You Must Grow Mentally Strong!
By Tammy Mariposa
Once parental alienation has taken a hold of our children the blame and guilt we feel for losing them is the worst part.
Even when we study the pathology of the Nex and learn it is nothing we have done and there was nothing we could have done or now do to have a better outcome, in our hearts we believe we are a bad Mum or Dad and we believe we failed.
Well I’m here to tell you to put down that huge stick you have been beating yourself with!
I’m here to remind you that in actual fact it’s because you are such an awesome parent and it’s because you love your children so much that’s why the pathological parent took them.
They cannot hurt or degrade or physically punish you anymore so this is the only way they have left to hurt us and punish us for leaving them and exposing who they really are.We caused a huge narcissistic injury to their fragile ego. Now we must be punished and smeared and have the only thing that matters to us taken away from us.
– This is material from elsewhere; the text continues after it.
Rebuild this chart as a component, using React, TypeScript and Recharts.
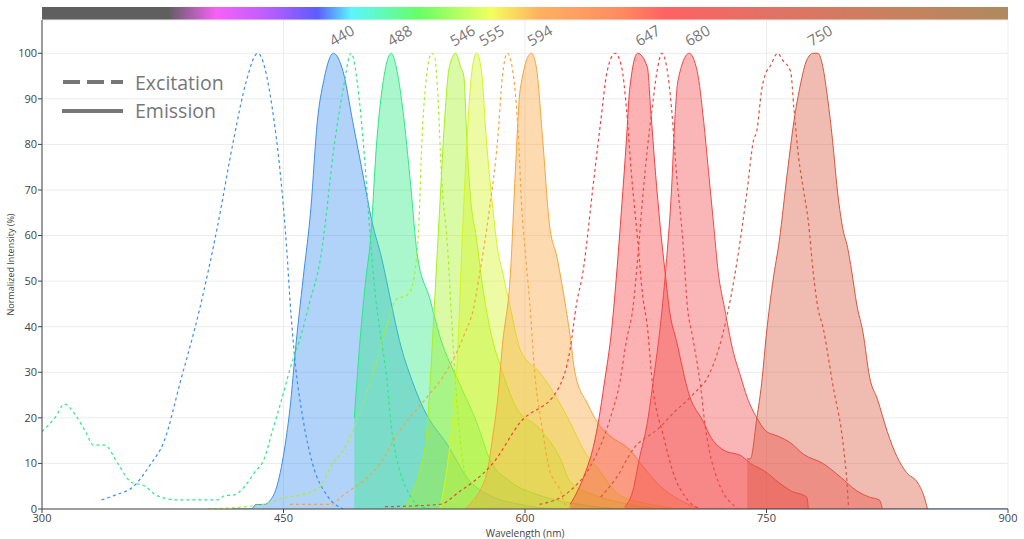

They observed how we loved our children they watched in envy as the bond developed and now they are a seething mass of revenge.
When my son returned two and a half years later he told me it wasn’t anything I did he simply said ‘Dad told it in a different way and when I was there he made you sound like you were causing trouble!’ He said ‘He understands why his sister still thinks the way she does.’
He now reluctantly understands the slow poisoning of his mind.
Anyone in my situation with alienated children you must hang on with your fingertips if you have to.
You must grow mentally strong and fight this pathology with all of your heart and soul!
My son was verbally vile during alienation and told me ‘If I told you I loved you the words would stick in my throat!’
If I tried to contact him he would swear and sign his name lots of hate.
Things change and they change fast and that hate that the Narc created in them boomerangs right back at the creator!
My son wrote in my Christmas card this year ‘You’re the best Mum and hope you have a lovely day and I can’t wait to spend it with you’,with lots of love and kisses.
Your children will one day follow your drips of love home to you, their loving parent.
Keep reaching out despite repeated rejection and keep showing them the door is always open to unconditional love.